Wayne
Manning I’m writing this on my laptop on Monday evening
with the current news in the background. President Bush made his “48
hours” address a couple of hours ago and all the commentators are
telling us over and over what he said and what it means. It is difficult to think of much else than the
apparently inevitable coming conflict. It has us all preoccupied to one
degree or another. I am saddened and distressed that we can find no other,
less destructive way to meet the clear and present danger of growing
weapons capability in Iraq. The security of our planet is at risk. That
became very clear on 9/11. There is no longer any spot on earth that is
invulnerable to a group dedicated to causing death and destruction. Does this view make me pro-war? No. I am decidedly
pro-peace, if I must be pro-something. But it seems clear that peace has a
price. Sometimes the paradoxical price of war. I believe that peace won
with war is a precarious peace at best. I pray that such peace buys us
struggling humans enough time to learn how to achieve real, lasting peace,
applicable to every culture in every nation. I am saddened and distressed in a more immediate and
personal sense by how we are treating each other in America and even here
in Auburn. We are playing at war right here when “war activists” throw
objects from moving vehicles at “peace activists” who are legally
demonstrating.
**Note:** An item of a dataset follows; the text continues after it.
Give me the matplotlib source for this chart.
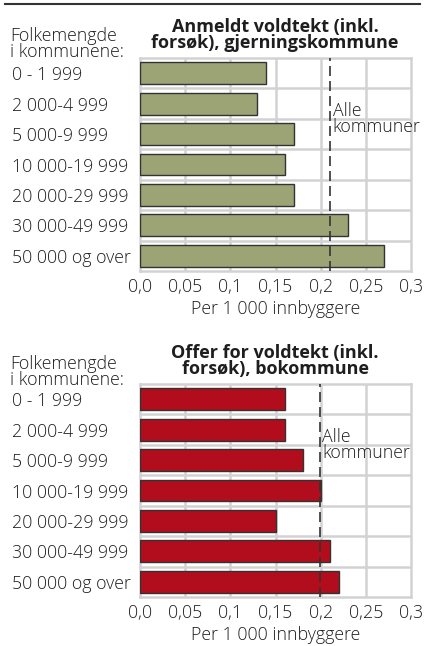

We are pushing peace further and further away when peace
demonstrators revile the very police who are making it possible for them
to present their message safely, as reportedly happened in San Francisco
recently. We play at a “war with words” as the published letters in
our newspapers get more and more mean-spirited. Extremists on both sides of the question, of course,
cause most of this behavior. But such behavior can continue only when good
people, people of good faith whatever their position, stand by and say
nothing. When we lose our respect for each other we lose something of our
humanity. When we fight among ourselves about the question of war or
peace, why should it surprise us when we act it out on a global scale? Every life-affirming religion that I know of has at
its core some version of the “golden rule.” Perhaps the most familiar
is found in the Christian faith: So whatever
you wish that men would do to you, do so to them; for this is the law and
the prophets. It is found this way in Judaism: What is hateful
to you, do not do to your fellowman. This is the entire Law; all the rest
is commentary. And in Islam: No one of you is a believer until he
desires for his brother that which he desires for himself. There are many, many people in all three faiths who
believe this deeply. We must not let the fundamentalist/extremist views
present in all three religions obscure this truth. Our greatest and best
hope is for each of us to hold firm to this core reality, and to know that
there are good people of good will both here at home and in Iraq who are
willing to pick up the pieces and move forward to a new level of
understanding and relationship. In my tradition I am taught, "You shall love the Lord your God with all your heart, and with all your soul, and with all your strength, and with all your mind; and your neighbor as yourself." Who is my neighbor? On a planet as small as this one, everybody is my neighbor. Everybody.